After the three started playing, they needed two more to complete the team. Hache plays tennis and that was an easy sell, then Al-Chokhachy noticed them in the library, and the team of five was set in stone.

All five of them say a friend showed them the game, and one-by-one they all got hooked.

“If you actually want to get good at the game, you don’t need someone to teach it to you. If you want to learn the game, you have to play off of your mistakes and learn from it. It’s like life: If you want to get good at something, you have to put the time and the work into it,” Coppock says.

While it is all fun and games for now, the group plans to sign up for the 2017 Campus Series League. The deadline is Oct. 15, and the first week of matches starts Jan. 14. The deeper they advance in the tournament, the greater chance they have of winning scholarships and prizes.

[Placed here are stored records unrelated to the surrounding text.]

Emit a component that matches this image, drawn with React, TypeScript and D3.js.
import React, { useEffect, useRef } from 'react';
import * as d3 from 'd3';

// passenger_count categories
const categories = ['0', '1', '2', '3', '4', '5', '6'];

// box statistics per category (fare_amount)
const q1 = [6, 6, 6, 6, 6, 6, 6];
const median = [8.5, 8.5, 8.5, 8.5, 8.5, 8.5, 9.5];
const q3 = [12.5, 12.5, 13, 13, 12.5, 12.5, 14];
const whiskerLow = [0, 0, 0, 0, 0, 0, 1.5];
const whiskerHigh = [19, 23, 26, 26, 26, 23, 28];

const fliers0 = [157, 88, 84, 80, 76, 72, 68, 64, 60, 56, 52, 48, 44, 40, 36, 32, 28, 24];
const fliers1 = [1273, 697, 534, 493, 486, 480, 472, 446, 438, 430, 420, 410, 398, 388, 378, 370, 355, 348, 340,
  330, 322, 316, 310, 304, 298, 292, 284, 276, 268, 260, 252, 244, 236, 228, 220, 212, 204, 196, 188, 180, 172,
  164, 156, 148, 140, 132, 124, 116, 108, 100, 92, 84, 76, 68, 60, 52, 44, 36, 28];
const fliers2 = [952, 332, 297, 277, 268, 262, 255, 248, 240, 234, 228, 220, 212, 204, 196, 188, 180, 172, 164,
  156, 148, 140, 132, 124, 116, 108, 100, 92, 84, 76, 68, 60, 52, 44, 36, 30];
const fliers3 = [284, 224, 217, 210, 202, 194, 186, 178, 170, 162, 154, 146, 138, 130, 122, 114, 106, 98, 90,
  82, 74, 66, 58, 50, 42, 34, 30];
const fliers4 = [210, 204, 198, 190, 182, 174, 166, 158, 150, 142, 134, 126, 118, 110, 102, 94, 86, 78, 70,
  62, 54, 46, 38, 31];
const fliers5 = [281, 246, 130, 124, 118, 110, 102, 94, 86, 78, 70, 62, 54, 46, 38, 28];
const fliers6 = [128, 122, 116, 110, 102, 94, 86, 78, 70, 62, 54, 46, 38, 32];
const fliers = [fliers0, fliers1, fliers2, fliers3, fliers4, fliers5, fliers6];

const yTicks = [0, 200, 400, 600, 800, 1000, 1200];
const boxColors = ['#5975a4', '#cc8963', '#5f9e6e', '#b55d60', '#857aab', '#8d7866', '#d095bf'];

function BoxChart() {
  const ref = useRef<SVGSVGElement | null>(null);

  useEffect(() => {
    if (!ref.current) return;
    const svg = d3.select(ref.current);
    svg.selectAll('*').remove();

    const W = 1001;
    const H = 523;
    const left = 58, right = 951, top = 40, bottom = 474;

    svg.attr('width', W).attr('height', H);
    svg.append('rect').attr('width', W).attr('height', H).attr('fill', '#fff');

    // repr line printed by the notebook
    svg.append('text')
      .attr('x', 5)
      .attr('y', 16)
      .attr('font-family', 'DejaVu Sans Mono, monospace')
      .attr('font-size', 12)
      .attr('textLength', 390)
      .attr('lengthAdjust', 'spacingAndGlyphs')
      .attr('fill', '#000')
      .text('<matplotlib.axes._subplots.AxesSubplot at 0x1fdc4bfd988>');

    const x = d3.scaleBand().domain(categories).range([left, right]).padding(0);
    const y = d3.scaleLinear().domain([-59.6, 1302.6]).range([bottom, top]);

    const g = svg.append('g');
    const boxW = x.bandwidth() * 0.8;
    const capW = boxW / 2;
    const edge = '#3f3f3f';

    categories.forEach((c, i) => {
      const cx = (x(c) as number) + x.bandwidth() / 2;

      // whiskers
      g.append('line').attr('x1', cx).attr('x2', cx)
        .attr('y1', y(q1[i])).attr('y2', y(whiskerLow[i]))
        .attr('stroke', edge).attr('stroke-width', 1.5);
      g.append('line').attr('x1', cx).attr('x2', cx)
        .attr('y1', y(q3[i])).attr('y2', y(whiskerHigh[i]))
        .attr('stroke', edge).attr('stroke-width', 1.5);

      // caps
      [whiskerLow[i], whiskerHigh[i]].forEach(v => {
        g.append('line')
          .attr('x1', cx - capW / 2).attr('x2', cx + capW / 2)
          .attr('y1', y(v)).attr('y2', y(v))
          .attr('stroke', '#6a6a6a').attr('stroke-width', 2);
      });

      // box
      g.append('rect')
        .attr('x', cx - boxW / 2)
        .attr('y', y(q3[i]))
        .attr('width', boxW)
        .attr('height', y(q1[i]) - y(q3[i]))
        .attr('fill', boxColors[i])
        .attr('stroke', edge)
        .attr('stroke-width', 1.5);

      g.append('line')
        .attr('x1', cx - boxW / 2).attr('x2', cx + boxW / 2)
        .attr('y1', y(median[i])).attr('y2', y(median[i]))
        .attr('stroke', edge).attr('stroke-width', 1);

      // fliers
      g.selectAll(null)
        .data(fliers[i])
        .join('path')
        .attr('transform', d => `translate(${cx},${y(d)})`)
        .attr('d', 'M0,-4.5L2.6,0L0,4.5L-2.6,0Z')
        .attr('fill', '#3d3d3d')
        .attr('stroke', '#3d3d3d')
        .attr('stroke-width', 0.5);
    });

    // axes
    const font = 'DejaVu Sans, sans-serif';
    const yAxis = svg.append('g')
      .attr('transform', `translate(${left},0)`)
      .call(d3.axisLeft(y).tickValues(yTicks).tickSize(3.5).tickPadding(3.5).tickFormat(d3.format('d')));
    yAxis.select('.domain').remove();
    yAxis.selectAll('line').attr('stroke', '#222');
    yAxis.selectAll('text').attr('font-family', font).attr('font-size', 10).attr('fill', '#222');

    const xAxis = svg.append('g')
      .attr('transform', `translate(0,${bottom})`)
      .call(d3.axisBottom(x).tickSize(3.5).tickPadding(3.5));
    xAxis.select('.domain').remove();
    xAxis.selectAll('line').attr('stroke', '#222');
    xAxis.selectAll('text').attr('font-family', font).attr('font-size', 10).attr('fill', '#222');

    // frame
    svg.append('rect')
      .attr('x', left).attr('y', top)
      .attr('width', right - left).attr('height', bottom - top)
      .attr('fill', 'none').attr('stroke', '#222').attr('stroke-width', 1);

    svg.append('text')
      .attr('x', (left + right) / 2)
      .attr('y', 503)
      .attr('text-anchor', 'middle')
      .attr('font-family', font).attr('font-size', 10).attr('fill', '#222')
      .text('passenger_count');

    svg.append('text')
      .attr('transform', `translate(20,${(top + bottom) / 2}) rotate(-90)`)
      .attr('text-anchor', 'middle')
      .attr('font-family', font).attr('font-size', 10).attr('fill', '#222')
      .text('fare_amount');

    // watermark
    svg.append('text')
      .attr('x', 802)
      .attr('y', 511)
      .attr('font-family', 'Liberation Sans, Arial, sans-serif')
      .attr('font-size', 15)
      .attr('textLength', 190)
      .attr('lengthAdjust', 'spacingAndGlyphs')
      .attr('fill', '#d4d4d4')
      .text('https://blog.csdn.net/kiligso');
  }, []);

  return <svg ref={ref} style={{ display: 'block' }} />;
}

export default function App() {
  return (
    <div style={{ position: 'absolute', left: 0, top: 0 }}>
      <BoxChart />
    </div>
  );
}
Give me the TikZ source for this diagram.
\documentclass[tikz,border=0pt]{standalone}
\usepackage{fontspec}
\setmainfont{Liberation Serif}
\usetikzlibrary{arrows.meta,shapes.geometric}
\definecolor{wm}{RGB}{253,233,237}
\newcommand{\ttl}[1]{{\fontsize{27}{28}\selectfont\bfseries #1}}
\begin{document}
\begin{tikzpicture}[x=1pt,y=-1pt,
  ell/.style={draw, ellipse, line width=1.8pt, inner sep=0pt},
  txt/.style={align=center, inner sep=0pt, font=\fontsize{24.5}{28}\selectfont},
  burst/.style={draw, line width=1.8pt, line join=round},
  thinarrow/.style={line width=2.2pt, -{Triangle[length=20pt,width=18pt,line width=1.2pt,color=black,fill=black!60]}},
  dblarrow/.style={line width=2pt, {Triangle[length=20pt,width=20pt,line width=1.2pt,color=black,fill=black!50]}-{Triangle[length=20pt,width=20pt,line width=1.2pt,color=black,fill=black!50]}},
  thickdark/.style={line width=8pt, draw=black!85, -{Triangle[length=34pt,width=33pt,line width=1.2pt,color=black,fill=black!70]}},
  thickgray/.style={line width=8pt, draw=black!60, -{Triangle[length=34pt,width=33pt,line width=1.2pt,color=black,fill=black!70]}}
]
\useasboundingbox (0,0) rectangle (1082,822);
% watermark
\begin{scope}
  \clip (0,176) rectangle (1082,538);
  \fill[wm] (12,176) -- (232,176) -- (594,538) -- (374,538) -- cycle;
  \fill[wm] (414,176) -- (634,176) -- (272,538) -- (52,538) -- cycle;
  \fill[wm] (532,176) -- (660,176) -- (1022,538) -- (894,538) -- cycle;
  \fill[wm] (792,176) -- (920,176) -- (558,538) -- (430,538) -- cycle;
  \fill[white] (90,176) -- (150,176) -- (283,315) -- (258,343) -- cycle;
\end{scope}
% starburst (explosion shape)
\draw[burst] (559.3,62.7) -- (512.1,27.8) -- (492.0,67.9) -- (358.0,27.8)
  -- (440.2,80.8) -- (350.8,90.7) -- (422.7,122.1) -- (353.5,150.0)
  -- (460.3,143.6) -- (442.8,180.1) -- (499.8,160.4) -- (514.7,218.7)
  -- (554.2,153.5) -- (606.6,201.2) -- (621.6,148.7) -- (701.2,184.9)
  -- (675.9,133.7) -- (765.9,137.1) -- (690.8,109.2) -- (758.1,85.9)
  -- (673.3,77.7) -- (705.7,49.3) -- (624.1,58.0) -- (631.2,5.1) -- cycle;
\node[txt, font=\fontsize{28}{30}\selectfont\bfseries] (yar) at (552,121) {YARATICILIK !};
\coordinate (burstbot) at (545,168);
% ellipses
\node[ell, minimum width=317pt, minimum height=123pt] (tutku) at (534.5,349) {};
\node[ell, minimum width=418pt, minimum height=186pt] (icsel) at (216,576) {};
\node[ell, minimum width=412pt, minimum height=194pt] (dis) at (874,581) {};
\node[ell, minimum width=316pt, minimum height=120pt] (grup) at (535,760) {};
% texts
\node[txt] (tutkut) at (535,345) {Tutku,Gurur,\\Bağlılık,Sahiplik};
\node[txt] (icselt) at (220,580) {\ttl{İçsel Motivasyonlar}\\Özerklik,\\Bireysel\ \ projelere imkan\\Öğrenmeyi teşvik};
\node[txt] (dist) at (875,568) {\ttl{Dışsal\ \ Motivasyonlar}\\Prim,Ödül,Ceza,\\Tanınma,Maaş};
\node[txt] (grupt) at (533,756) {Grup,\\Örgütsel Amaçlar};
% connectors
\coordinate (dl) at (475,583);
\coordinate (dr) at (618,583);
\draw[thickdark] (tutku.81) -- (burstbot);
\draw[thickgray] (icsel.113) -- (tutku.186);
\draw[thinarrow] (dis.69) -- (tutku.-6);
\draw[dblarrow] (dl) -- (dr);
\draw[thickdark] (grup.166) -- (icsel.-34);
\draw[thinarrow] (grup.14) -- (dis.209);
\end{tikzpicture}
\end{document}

According to’s website, the group offers more than $200,000 in prizes and scholarships for collegiate students across nine games. CSL is not the only league offering large sums of money.

At the 2013 World Championships hosted at the Staples Center in Los Angeles, the winning team took home a one-million-dollar cash prize.

That is the ultimate pipe dream for the group. “Someday,” as they all say.

The last game of the night was a relatively quick one. It was a 20-minute barrage of computer clicks, unlocking champion abilities and inside jokes between the gamers.

“I swear, this guy is not good at all,” Al-Chokhachy says.

Late in the contest, the five were on the opposing team’s side of the base. They won this handily. The other team has an option to surrender after 20 minutes, and they took it.

“Like taking candy away from a baby,” Vo says.